Tired of waiting for state regulators, county teams are working in neighborhoods affected by contamination from the now-closed Exide battery plant to test soil and offer resources to residents, the Board of Supervisors was told Thursday.
Supervisor Hilda Solis said residents deserved quick action.
“For over three decades, the Exide battery plant operated on a temporary permit. During that time, the company rained arsenic, benzene and lead down on its neighbors,” Solis said. “For too long, the concerns of nearby residents went unheard or were ignored.”
The Department of Public Health has a dozen three-person teams testing soil at 45-50 homes per day, the department’s interim director, Cynthia Harding, told the supervisors.
The Exide plant permanently closed in March 2015, but “left behind a legacy of environmental contamination in Maywood, Huntington Park, Boyle Heights, Commerce and East Los Angeles” reaching out in about a 1.75-mile radius, Harding said.
Though gaseous plant emissions are no longer an issue, lead contamination in the soil, which can cause developmental delays and cognitive impairments, remains a concern.
The county estimates that up to 10,000 homes could have lead contamination, with about 10 percent of those expected to show levels qualifying as hazardous waste.
In one bit of good news, the deputy director of the department’s Health Protection Division said only about 6 percent of the homes evaluated to date have shown that highest level of contamination.
DPH teams, which work with an outside contractor, offer results to residents one day after testing soil outside their homes, according to Solis.
“They’re going to get results the next day,” Solis said. “That’s something that (the Department of Toxic Substances Control) should have been doing all along.”

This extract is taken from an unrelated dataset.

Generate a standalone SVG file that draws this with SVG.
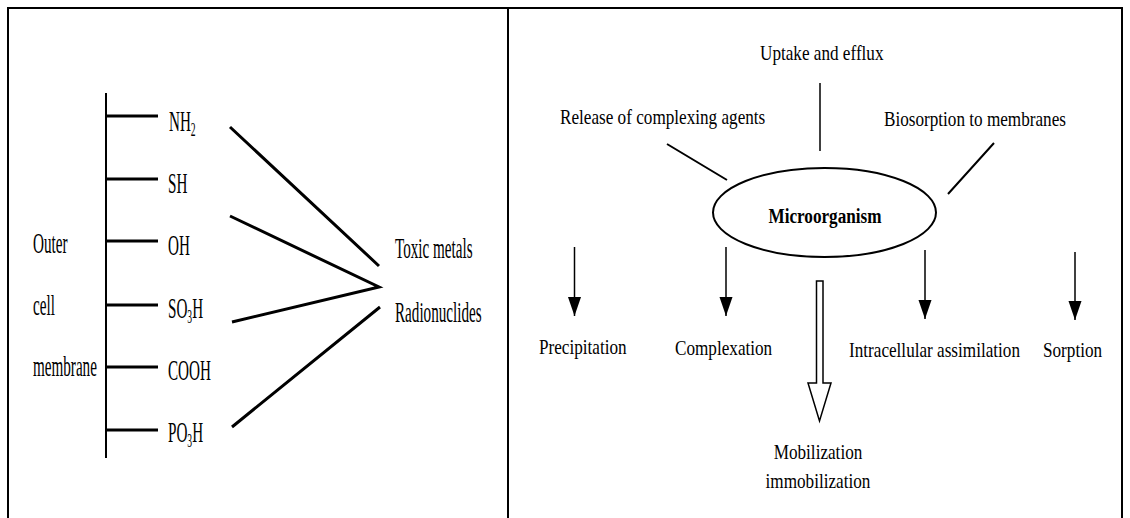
<svg xmlns="http://www.w3.org/2000/svg" width="1130" height="518" viewBox="0 0 1130 518">
<style>
.t{font-family:"Liberation Serif","Times New Roman",serif;fill:#000}
.L{font-size:30px}
.R{font-size:22px}
.sub{font-size:19px}
.b{font-weight:bold}
.ln{stroke:#000;fill:none;stroke-linecap:butt}
.thick{stroke-width:3}
.thin{stroke-width:1.5}
</style>
<defs>
<marker id="ah" markerUnits="userSpaceOnUse" markerWidth="20" markerHeight="14" refX="19" refY="6.5" orient="auto" viewBox="0 0 20 13">
<path d="M0,0 L19,6.5 L0,13 Z" fill="#000"/>
</marker>
</defs>
<rect width="1130" height="518" fill="#fff"/>
<g id="frame">
<path class="ln" stroke-width="2" d="M8,518 V8 H1122 V518 M508,8 V518"/>
</g>
<g id="connectors">
<path class="ln" stroke-width="2" d="M106,93 V458"/>
<path class="ln thick" d="M106,116 H158 M106,179 H158 M106,241 H158 M106,305 H158 M106,367 H158 M106,430 H158"/>
<path class="ln thick" d="M230,127 L379,266 M230,216 L379,287 L232,322 M232,427 L380,307"/>
<path class="ln thin" d="M820,83 V151"/>
<path class="ln" stroke-width="2" d="M667,144 L727,180 M994,143 L948,194"/>
<line class="ln thin" x1="574.5" y1="247" x2="574.5" y2="316" marker-end="url(#ah)"/>
<line class="ln thin" x1="726" y1="247" x2="726" y2="316" marker-end="url(#ah)"/>
<line class="ln thin" x1="925" y1="250" x2="925" y2="319" marker-end="url(#ah)"/>
<line class="ln thin" x1="1075" y1="252" x2="1075" y2="320" marker-end="url(#ah)"/>
<path id="hollow-arrow" d="M816.5,281 H823 V383 H831 L819.5,421 L808,383 H816.5 Z" fill="#fff" stroke="#000" stroke-width="1.5" stroke-linejoin="miter"/>
</g>
<g id="outer-cell-membrane">
<text class="t L" transform="translate(33,253) scale(0.505,1)">Outer</text>
<text class="t L" transform="translate(33,315) scale(0.505,1)">cell</text>
<text class="t L" transform="translate(33,376) scale(0.505,1)">membrane</text>
</g>
<g id="nh2"><text class="t L" transform="translate(169,131) scale(0.505,1)">NH<tspan class="sub" dy="5">2</tspan></text></g>
<g id="sh"><text class="t L" transform="translate(168,193) scale(0.505,1)">SH</text></g>
<g id="oh"><text class="t L" transform="translate(168,255) scale(0.505,1)">OH</text></g>
<g id="so3h"><text class="t L" transform="translate(168,318) scale(0.505,1)">SO<tspan class="sub" dy="5">3</tspan><tspan dy="-5">H</tspan></text></g>
<g id="cooh"><text class="t L" transform="translate(168,380) scale(0.505,1)">COOH</text></g>
<g id="po3h"><text class="t L" transform="translate(168,442) scale(0.505,1)">PO<tspan class="sub" dy="5">3</tspan><tspan dy="-5">H</tspan></text></g>
<g id="toxic-metals"><text class="t L" transform="translate(395,258) scale(0.505,1)">Toxic metals</text></g>
<g id="radionuclides"><text class="t L" transform="translate(395,322) scale(0.505,1)">Radionuclides</text></g>
<g id="uptake"><text class="t R" transform="translate(760,60) scale(0.78,1)">Uptake and efflux</text></g>
<g id="release"><text class="t R" transform="translate(560,124) scale(0.78,1)">Release of complexing agents</text></g>
<g id="biosorption"><text class="t R" transform="translate(884,126) scale(0.78,1)">Biosorption to membranes</text></g>
<g id="microorganism">
<ellipse cx="824.5" cy="212.5" rx="111.5" ry="44.5" fill="none" stroke="#000" stroke-width="2"/>
<text class="t R b" text-anchor="middle" transform="translate(825,223) scale(0.78,1)">Microorganism</text>
</g>
<g id="precipitation"><text class="t R" transform="translate(539,354) scale(0.78,1)">Precipitation</text></g>
<g id="complexation"><text class="t R" transform="translate(675,355) scale(0.78,1)">Complexation</text></g>
<g id="intracellular"><text class="t R" transform="translate(849,357) scale(0.78,1)">Intracellular assimilation</text></g>
<g id="sorption"><text class="t R" transform="translate(1043,357) scale(0.78,1)">Sorption</text></g>
<g id="mobilization">
<text class="t R" text-anchor="middle" transform="translate(818,459) scale(0.78,1)">Mobilization</text>
<text class="t R" text-anchor="middle" transform="translate(818,488) scale(0.78,1)">immobilization</text>
</g>
</svg>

If lead contamination is found, public health nurses meeting with families recommend blood tests for any children living in the home. Those tests are provided free of charge by the county.

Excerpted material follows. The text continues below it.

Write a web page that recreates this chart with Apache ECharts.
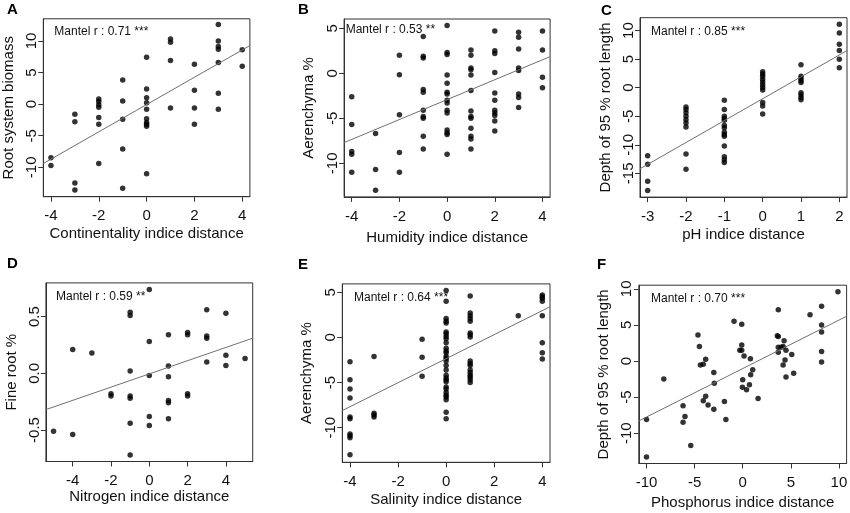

To date, 398 homes have been tested by county workers and officials hope to reach a goal of 500 by March 15.
“It’s really critical that all 10,000 homes get assessed,” Harding told the Board of Supervisors.
Even more important, Solis said, is finding out from state regulators, “How immediately will they begin the cleanup?”
Last month, Gov. Jerry Brown proposed an additional $176.6 million for further testing and cleanup, but those funds are subject to approval of the state budget.
As of year-end, DTSC workers had removed more than 10,000 tons of contaminated soil, analyzed more than 20,000 soil samples from hundreds of properties and cleaned up 186 residential yards.
When Exide agreed to close the lead-acid battery recycling plant, it committed to pay $50 million for cleanup of the site and surrounding neighborhoods. Of that amount, $26 million is meant to be set aside for residential cleanup.
As of last August, Exide, which filed for bankruptcy in 2013, had paid $9 million into a trust and another $5 million was due to be paid by March 2020, according to state officials.